We also get a Portuguese language version sung by crewman Seu Jorge as the credits continue, as well as a disclaimer stating the family and estate of Jacques-Yves Cousteau were in no way involved with the making of this film – it feels like a Wes Anderson creation, but one suspects it was legally required.

Thoughts On The Film

Well this was better than I remembered, and a great showcase for Bill Murray, giving him comedy, pathos and even a little action to play with.

It’s very quirky, as you’d expect from Wes Anderson, but I reckon it’s probably one of his more accessible films.

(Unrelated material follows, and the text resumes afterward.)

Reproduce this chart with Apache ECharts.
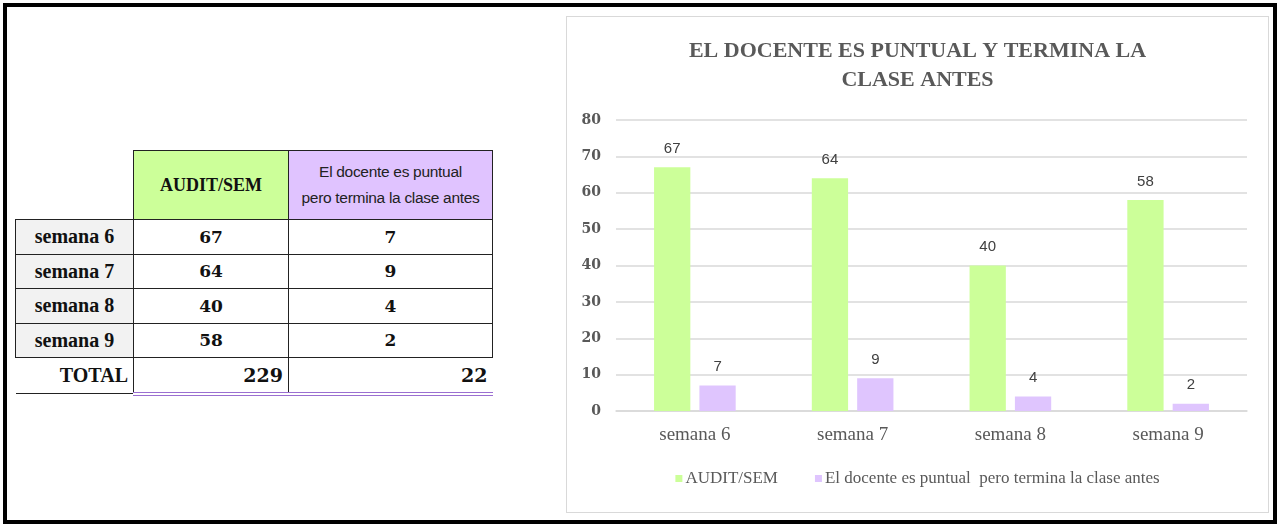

That being said, it’s deceptively light. Sure, take it at its surface level and it’s a fun film about an ageing adventurer, but scratch just below the surface and there are some fairly heavy themes – father issues, abandonment, acceptance of ageing, mortality, to name just a few – bubbling just beneath the sight gags and animated fish.

I bought the soundtrack off the back of this, and would recommend the film and the music – though buyer beware, your enjoyment may vary depending on your level of quirk tolerance.

Also, while it initially feels a little crowbarred in, the Steve Zissou Adidas sponsorship and subsequent product placement actually works really well in the flow of the film and made me really want to own a pair of his branded trainers. Probably not enough to shell out £400 for them, mind.

Verdict

Really enjoyable, and there’s more to it than you might imagine at first glance. Despite that, it still manages to be light, sweet and occasionally laugh out loud funny.

Recommended, depending on your quirk tolerance levels.